Come effetto netto della guerra di Gaza, i danni diffusi alle aree edificate causati dall'uso di armi esplosive hanno avuto un impatto diretto sui servizi idrici e milioni di tonnellate di detriti, rifiuti tossici e terreni agricoli distrutti. Ciò ha portato allo scoppio di malattie trasmissibili, dovute a cattive condizioni idriche, sanitarie e igienico-sanitarie, combinate con il rischio di esposizione a una serie di ulteriori materiali pericolosi e al collasso della governance ambientale.

Quindi, i danni alle infrastrutture idriche e la distruzione urbana su larga scala, uniti a un sistema sanitario gravemente degradato, hanno rappresentato una minaccia duratura sia per la salute pubblica che per i mezzi di sussistenza. Il futuro che attendeva i palestinesi alla fine delle ostilità era una Gaza trasformata in una "zona di guerra mortale e inabitabile".

Alla fine di aprile 2024, la distruzione di Gaza da parte di Israele aveva già prodotto 37 milioni di tonnellate di detriti. Ciò equivale a una media di 300 kg di macerie per metro quadrato di terra nella Striscia di Gaza. Quel che è peggio è che gran parte di queste pile e cumuli di detriti e rottami erano disseminati di bombe inesplose, la cui rimozione avrebbe potuto richiedere fino a 15 anni di lavoro intensivo, supponendo la disponibilità di 100 camion al giorno.

Considerando che, in media, circa il 10% delle armi non detona al momento del lancio, sarebbero necessarie enormi squadre di sminamento per anni. Più a lungo durerà la guerra, più tempo richiederà lo sminamento al termine. Durante i primi due mesi dell'attacco israeliano a Gaza, le emissioni previste hanno superato quelle annuali di 20 singoli paesi e territori.

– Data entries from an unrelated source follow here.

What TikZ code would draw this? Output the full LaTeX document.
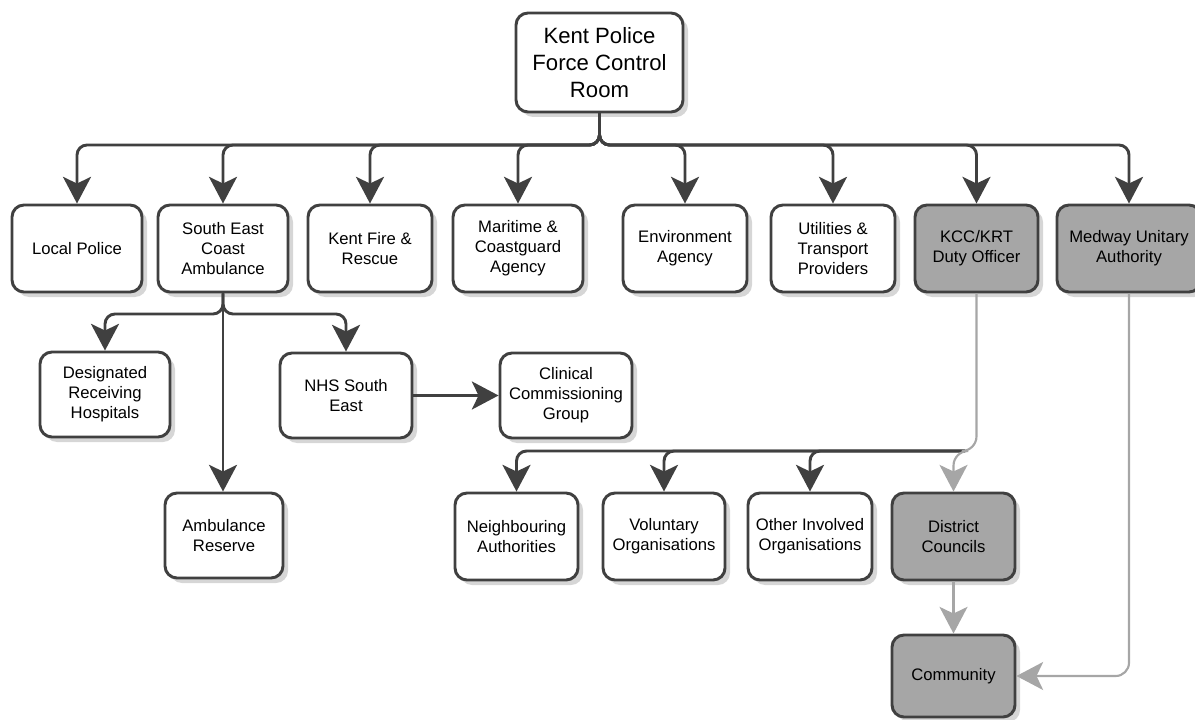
\documentclass[tikz,border=0pt]{standalone}
\usepackage{fontspec}
\setmainfont{Liberation Sans}
\usetikzlibrary{arrows.meta,shadows,calc}
\definecolor{dk}{HTML}{404040}
\definecolor{gfill}{HTML}{A6A6A6}
\definecolor{gline}{HTML}{A6A6A6}
\definecolor{shd}{HTML}{D6D6D6}
\begin{document}
\begin{tikzpicture}[x=0.75pt,y=-0.75pt,
  box/.style={draw=dk, fill=white, line width=2.2pt, rounded corners=9pt,
    align=center, inner sep=0pt, font=\fontsize{12.5}{15}\selectfont,
    drop shadow={shadow xshift=3.75pt, shadow yshift=-3.75pt, fill=shd, opacity=1}},
  gbox/.style={box, fill=gfill},
  conn/.style={draw=dk, line width=2.2pt, rounded corners=7.5pt,
    -{Stealth[length=20pt, width=21pt, inset=5pt]}},
  gconn/.style={draw=gline, line width=1.6pt, rounded corners=8pt,
    -{Stealth[length=20pt, width=21pt, inset=5pt]}},
  bw/.style 2 args={minimum width=#1*0.75pt, minimum height=#2*0.75pt}
]
\useasboundingbox (0,0) rectangle (1195,720);

% nodes
\node[box, bw={167}{99}, font=\fontsize{16.6}{20}\selectfont] (kent) at (599.5,62.5) {Kent Police\\Force Control\\Room};
\node[box, bw={130}{87}] (lp) at (77,248.5) {Local Police};
\node[box, bw={130}{87}] (seca) at (223,248.5) {South East\\Coast\\Ambulance};
\node[box, bw={124}{87}] (kfr) at (370,248.5) {Kent Fire \&\\Rescue};
\node[box, bw={130}{87}] (mca) at (518,248.5) {Maritime \&\\Coastguard\\Agency};
\node[box, bw={124}{87}] (ea) at (685,248.5) {Environment\\Agency};
\node[box, bw={124}{87}] (utp) at (833,248.5) {Utilities \&\\Transport\\Providers};
\node[gbox, bw={123}{87}] (kcc) at (976.5,248.5) {KCC/KRT\\Duty Officer};
\node[gbox, bw={144}{87}] (mua) at (1129,248.5) {Medway Unitary\\Authority};

\node[box, bw={130}{85}] (drh) at (105,394.5) {Designated\\Receiving\\Hospitals};
\node[box, bw={132}{85}] (nhs) at (346,395.5) {NHS South\\East};
\node[box, bw={132}{85}] (ccg) at (566,395.5) {Clinical\\Commissioning\\Group};
\node[box, bw={118}{85}] (ar) at (224,535.5) {Ambulance\\Reserve};

\node[box, bw={123}{87}] (nei) at (516.5,536.5) {Neighbouring\\Authorities};
\node[box, bw={122}{87}] (vol) at (664,536.5) {Voluntary\\Organisations};
\node[box, bw={124}{87}] (oth) at (810,536.5) {Other Involved\\Organisations};
\node[gbox, bw={123}{87}] (dc) at (953.5,536.5) {District\\Councils};
\node[gbox, bw={123}{82}] (com) at (953.5,676) {Community};

% bus coordinates
\coordinate (bus) at (0,145);
\coordinate (bus2) at (0,314);
\coordinate (kj) at (965,451);

% top level
\foreach \t in {lp,seca,kfr,mca,ea,utp,kcc,mua}{
  \draw[conn] (kent.south) -- (kent.south |- bus) -- (\t.north |- bus) -- (\t.north);
}

% ambulance branch
\draw[conn] (seca.south) -- (seca.south |- bus2) -- (drh.north |- bus2) -- (drh.north);
\draw[conn] (seca.south) -- (seca.south |- bus2) -- (nhs.north |- bus2) -- (nhs.north);
\draw[conn] (seca.south) -- (seca.south |- ar.north);
\draw[conn] (nhs.east) -- (ccg.west);

% KCC branch
\foreach \t in {nei,vol,oth}{
  \draw[conn] (kj) -- (\t.north |- kj) -- (\t.north);
}
\draw[gconn, rounded corners=11pt] (kcc.south) -- (kcc.south |- kj) -- (dc.north |- kj) -- (dc.north);
\draw[gconn] (dc.south) -- (com.north);
\draw[gconn, rounded corners=10pt] (mua.south) -- (mua.south |- com.east) -- (com.east);
\end{tikzpicture}
\end{document}
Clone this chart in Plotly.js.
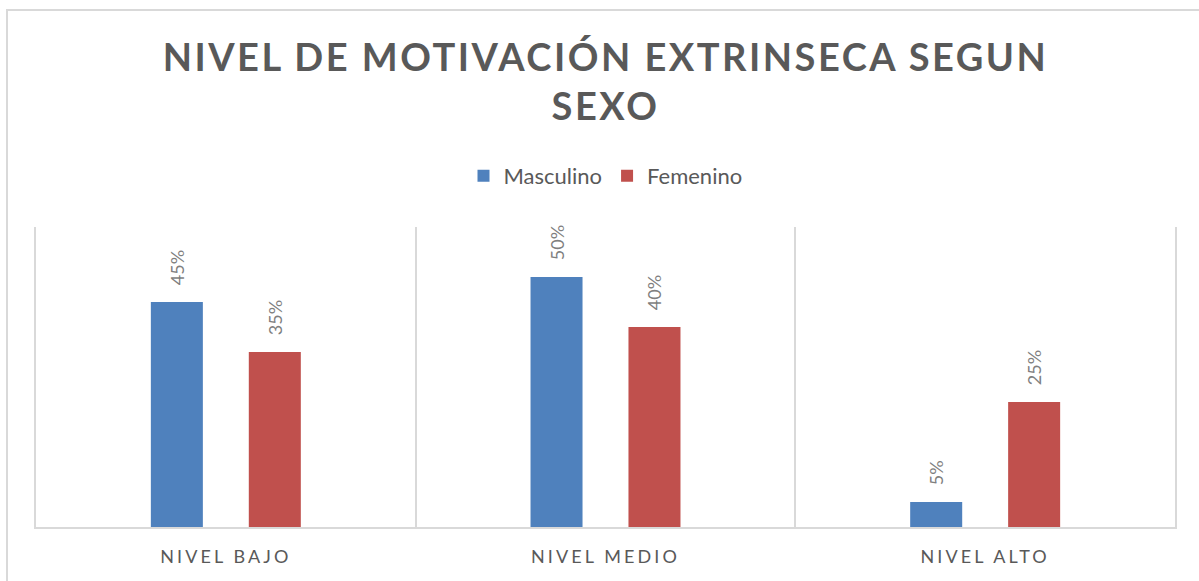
<!DOCTYPE html>
<html>
<head>
<meta charset="utf-8">
<script src="https://cdn.plot.ly/plotly-3.0.1.min.js"></script>
<style>
  html, body { margin: 0; padding: 0; background: #ffffff; }
  #frame { position: absolute; left: 6px; top: 9px; width: 1300px; height: 700px;
           border-top: 2px solid #d9d9d9; border-left: 2px solid #d9d9d9; }
  #chart { position: absolute; left: 0; top: 0; width: 1199px; height: 581px; }
  #chart .gtitle { letter-spacing: 2.5px; }
  #chart .xtick text { letter-spacing: 3.1px; }
</style>
</head>
<body>
<div id="frame"></div>
<div id="chart"></div>
<script>
const categories = ["NIVEL BAJO", "NIVEL MEDIO", "NIVEL ALTO"];
const masculino = [0.45, 0.50, 0.05];
const femenino = [0.35, 0.40, 0.25];
const seriesNames = ["Masculino", "Femenino"];

const labelFont = { family: "Lato, 'Open Sans', sans-serif", size: 18, color: "#7f7f7f" };
const pad = "\u00a0\u00a0\u00a0";

function barTrace(name, values, color) {
  return {
    type: "bar",
    name: name,
    x: categories,
    y: values,
    marker: { color: color, line: { width: 0 } },
    texttemplate: pad + "%{y:.0%}",
    textposition: "outside",
    textangle: -90,
    textfont: labelFont,
    constraintext: "none",
    cliponaxis: false,
    hoverinfo: "x+y+name"
  };
}

const data = [
  barTrace(seriesNames[0], masculino, "#4f81bd"),
  barTrace(seriesNames[1], femenino, "#c0504d")
];

const layout = {
  width: 1199,
  height: 581,
  paper_bgcolor: "rgba(0,0,0,0)",
  plot_bgcolor: "rgba(0,0,0,0)",
  margin: { l: 36, r: 24, t: 227, b: 54 },
  font: { family: "Lato, 'Open Sans', sans-serif", color: "#595959" },
  title: {
    text: "NIVEL DE MOTIVACIÓN EXTRINSECA SEGUN<br>SEXO",
    font: { family: "Lato, 'Open Sans', sans-serif", size: 38, color: "#595959", weight: "bold" },
    x: 0.5, xanchor: "center",
    xref: "paper",
    y: 0.878, yanchor: "top", yref: "container"
  },
  showlegend: true,
  legend: {
    orientation: "h",
    x: 0.5, xanchor: "center",
    y: 1.17, yanchor: "middle",
    font: { family: "Lato, 'Open Sans', sans-serif", size: 22, color: "#595959" },
    itemwidth: 30,
    bgcolor: "rgba(0,0,0,0)"
  },
  barmode: "group",
  bargap: 0.484,
  bargroupgap: 0.469,
  xaxis: {
    type: "category",
    range: [-0.5, 2.5],
    tickson: "boundaries",
    showgrid: true,
    gridcolor: "#d9d9d9",
    gridwidth: 2,
    showline: true,
    linecolor: "#d9d9d9",
    linewidth: 2,
    ticks: "",
    tickfont: { family: "Lato, 'Open Sans', sans-serif", size: 18, color: "#595959" },
    ticklabelstandoff: 12,
    fixedrange: true
  },
  yaxis: {
    range: [0, 0.6],
    showgrid: false,
    zeroline: false,
    showticklabels: false,
    showline: true,
    mirror: true,
    linecolor: "#d9d9d9",
    linewidth: 2,
    ticks: "",
    fixedrange: true
  }
};

Plotly.newPlot("chart", data, layout, { displayModeBar: false, staticPlot: true });
</script>
</body>
</html>
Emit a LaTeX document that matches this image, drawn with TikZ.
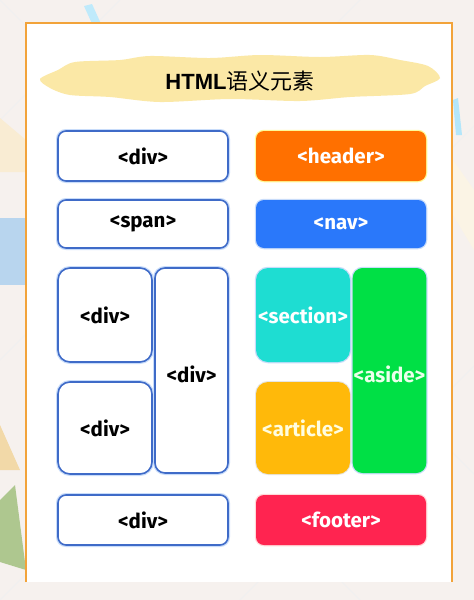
\documentclass[tikz,border=0pt]{standalone}
\usepackage{fontspec}
\setmainfont{Fira Sans}
\newfontfamily\titlefont{Liberation Sans}
\newfontfamily\cjkfont{Noto Sans CJK SC}
\definecolor{pagebg}{HTML}{F6F1EE}
\definecolor{frameorange}{HTML}{F2A33A}
\definecolor{brushyellow}{HTML}{FBE8A6}
\definecolor{divblue}{HTML}{3F6BC8}
\definecolor{glowblue}{HTML}{C8DCFA}
\definecolor{headerorange}{HTML}{FF7000}
\definecolor{navblue}{HTML}{2A78FA}
\definecolor{sectioncyan}{HTML}{1EDDD2}
\definecolor{asidegreen}{HTML}{00E045}
\definecolor{articleamber}{HTML}{FFB90A}
\definecolor{footerred}{HTML}{FF2450}
\definecolor{decoblue}{HTML}{B8D5EE}
\definecolor{decobeige}{HTML}{F2D9A8}
\definecolor{decogreen}{HTML}{AEC78F}
\begin{document}
\begin{tikzpicture}[x=1pt,y=-1pt]

    \tikzstyle{label}=[font=\bfseries\fontsize{20.5}{24}\selectfont, inner sep=1pt]
    \tikzstyle{divbox}=[label, rectangle, rounded corners=8pt, fill=white, draw=divblue, line width=1.6pt,
                        preaction={draw=glowblue, line width=4pt}, text=black]
    \tikzstyle{tagbox}=[label, rectangle, rounded corners=8pt, text=white]

    % background and frame
    \useasboundingbox (0,0) rectangle (474,600);
    \clip (0,0) rectangle (474,600);
    \fill[pagebg] (0,0) rectangle (474,600);
    \draw[black!6, line width=0.8pt] (0,120) -- (120,0)
                                     (0,360) -- (474,-114)
                                     (0,600) -- (474,126)
                                     (0,0)   -- (474,474)
                                     (0,240) -- (360,600)
                                     (240,600) -- (474,366);
    \fill[cyan!25] (84,6) -- (92,4) -- (102,26) -- (94,28) -- cycle;
    \fill[decobeige!50] (0,118) -- (26,140) -- (26,172) -- (0,172) -- cycle;
    \fill[decoblue] (0,218) rectangle (26,285);
    \fill[decobeige] (0,425) -- (20,470) -- (0,470) -- cycle;
    \fill[decogreen] (0,500) -- (15,485) -- (26,570) -- (0,562) -- cycle;
    \fill[cyan!30] (453,100) -- (458,98) -- (462,135) -- (456,135) -- cycle;
    \fill[decobeige!30] (453,160) -- (474,190) -- (474,250) -- (453,215) -- cycle;
    \fill[white] (26,23) rectangle (452,582);
    \draw[frameorange, line width=2.5pt] (26,582) -- (26,23) -- (452,23) -- (452,582);

    % title
    \fill[brushyellow] plot[smooth cycle, tension=0.5] coordinates
        {(40,79) (58,70) (75,62) (120,60) (150,56) (210,58) (260,55) (320,57) (370,55)
         (400,60) (428,66) (440,78) (425,86) (410,94) (350,97) (300,101) (230,99)
         (160,102) (110,97) (70,95) (50,88)};
    \node (title) at (240,81) {\fontsize{22}{26}\selectfont{\titlefont\bfseries HTML}{\cjkfont 语义元素}};

    % generic layout
    \node[divbox, minimum width=170pt, minimum height=50pt] (topdiv)   at (143,156)   {<div>};
    \node[divbox, minimum width=170pt, minimum height=48pt] (spanbox)  at (143,224)   {<span>};
    \node[divbox, minimum width=94pt,  minimum height=94pt,
          rounded corners=12pt] (upperdiv) at (105,315)   {<div>};
    \node[divbox, minimum width=94pt,  minimum height=92pt,
          rounded corners=12pt] (lowerdiv) at (105,428)   {<div>};
    \node[divbox, minimum width=73pt,  minimum height=205pt, text height=25pt,
          rounded corners=10pt] (talldiv)  at (191.5,370.5) {<div>};
    \node[divbox, minimum width=170pt, minimum height=50pt] (bottomdiv) at (143,520)  {<div>};

    % semantic layout
    \node[tagbox, fill=headerorange, minimum width=170pt, minimum height=50pt,
          preaction={draw=yellow!40, line width=2.5pt}] (header) at (341,156) {<header>};
    \node[tagbox, fill=navblue, minimum width=170pt, minimum height=48pt,
          preaction={draw=glowblue, line width=2.5pt}] (nav) at (341,224) {<nav>};
    \node[tagbox, fill=sectioncyan, minimum width=94pt, minimum height=94pt, rounded corners=12pt,
          preaction={draw=glowblue, line width=2.5pt}] (section) at (303,315) {<section>};
    \node[tagbox, fill=articleamber, minimum width=94pt, minimum height=92pt, rounded corners=12pt,
          text=yellow!12, preaction={draw=black!10, line width=2pt}] (article) at (303,428) {<article>};
    \node[tagbox, fill=asidegreen, minimum width=73pt, minimum height=205pt, rounded corners=10pt,
          text height=25pt, text=green!8, preaction={draw=glowblue, line width=2.5pt}] (aside) at (389.5,370.5) {<aside>};
    \node[tagbox, fill=footerred, minimum width=170pt, minimum height=50pt,
          preaction={draw=red!15, line width=2.5pt}] (footer) at (341,520) {<footer>};
\end{tikzpicture}
\end{document}
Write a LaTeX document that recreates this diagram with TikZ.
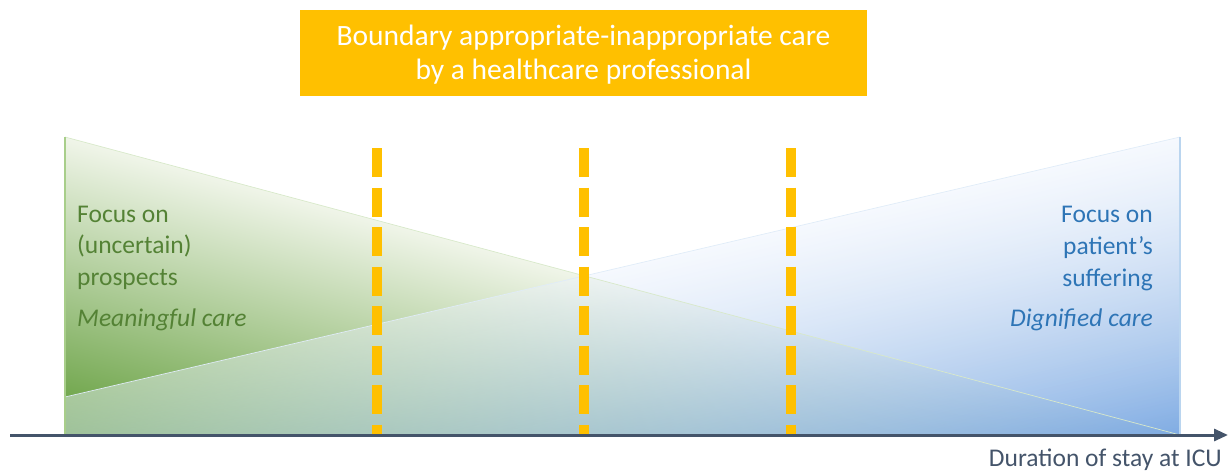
\documentclass[tikz,border=0pt]{standalone}
\usepackage{fontspec}
\setmainfont{Carlito}
\usetikzlibrary{arrows.meta,fadings}
\definecolor{amber}{HTML}{FFC000}
\definecolor{slate}{HTML}{44546A}
\definecolor{leafgreen}{HTML}{548235}
\definecolor{skyblue}{HTML}{2E75B6}
\definecolor{greenpale}{RGB}{240,245,233}
\definecolor{greendeep}{RGB}{96,156,56}
\definecolor{greenedge}{RGB}{168,206,138}
\definecolor{bluepale}{RGB}{234,241,252}
\definecolor{bluedeep}{RGB}{116,164,224}
\definecolor{blueedge}{RGB}{186,213,239}
% blue wedge: half transparent along its upper edge, nearly opaque at the bottom
\tikzfading[name=bluefade, top color=transparent!55, bottom color=transparent!8]
\begin{document}
\begin{tikzpicture}[x=1pt,y=-1pt,
  boundary/.style={amber, line width=10pt, dash pattern=on 29.3pt off 10.2pt},
  sidetext/.style={font=\fontsize{25.5}{30}\selectfont, inner sep=0pt},
  greentext/.style={sidetext, text=leafgreen, anchor=base west},
  bluetext/.style={sidetext, text=skyblue, anchor=base east},
]
\useasboundingbox (0,0) rectangle (1228,472);

% prospects wedge (green): gradient runs across its sloping edge
\begin{scope}
  \clip (65,137) -- (1180,435) -- (65,435) -- cycle;
  \shade[transform canvas={rotate around={-14.96:(65,137)}},
         top color=greenpale, bottom color=greendeep]
    (50,137) rectangle (1230,426);
\end{scope}

% suffering wedge (blue), laid over the green one
\begin{scope}
  \clip (65,397) -- (1180,137) -- (1180,435) -- (65,435) -- cycle;
  \shade[transform canvas={rotate around={13.13:(65,397)}},
         top color=bluepale, bottom color=bluedeep, path fading=bluefade]
    (50,397) rectangle (1220,688);
\end{scope}

% wedge edges
\draw[greenedge!45, line width=0.7pt] (65,137) -- (1180,435);
\draw[blueedge!45, line width=0.7pt] (65,397) -- (1180,137);
\draw[greenedge, line width=2pt] (65,137) -- (65,435);
\draw[blueedge, line width=2pt] (1180,137) -- (1180,435);

% title box
\node[fill=amber, minimum width=567pt, minimum height=86pt, inner sep=0pt]
  (title) at (583.5,53) {};
\node[text=white, align=center, font=\fontsize{29.5}{34}\selectfont, inner sep=0pt]
  (titletext) at (title.center) [yshift=-2pt] {Boundary appropriate-inappropriate care\\by a healthcare professional};

% left texts
\node[greentext] (g1) at (77,222) {Focus on};
\node[greentext] (g2) at (77,253.5) {(uncertain)};
\node[greentext] (g3) at (77,285) {prospects};
\node[greentext, font=\fontsize{25.5}{30}\selectfont\itshape] (g4) at (77,326.5) {Meaningful care};

% right texts
\node[bluetext] (b1) at (1153,222) {Focus on};
\node[bluetext] (b2) at (1153,254) {patient’s};
\node[bluetext] (b3) at (1153,286) {suffering};
\node[bluetext, font=\fontsize{25.5}{30}\selectfont\itshape] (b4) at (1153,326) {Dignified care};

% boundary lines
\foreach \n/\x in {1/377, 2/584, 3/791} {
  \coordinate (top\n) at (\x,148);
  \coordinate (bot\n) at (\x,435);
  \draw[boundary] (top\n) -- (bot\n);
}

% time axis
\coordinate (axstart) at (10,435);
\coordinate (axend) at (1228,435);
\draw[slate, line width=3pt, -{Triangle[length=14pt,width=12pt]}] (axstart) -- (axend);
\node[anchor=base east, text=slate, font=\fontsize{25.5}{30}\selectfont, inner sep=0pt]
  (xlabel) at (1222,466) {Duration of stay at ICU};
\end{tikzpicture}
\end{document}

In effetti, le emissioni totali sono aumentate a più di quelle di oltre 33 singoli paesi e territori, se si includono le infrastrutture belliche costruite sia da Israele che da Hamas, come la rete di tunnel di Hamas e la barriera protettiva israeliana o "Muro di Ferro". Alla luce di ciò, è probabile che i costi di carbonio della ricostruzione di Gaza si rivelino enormi.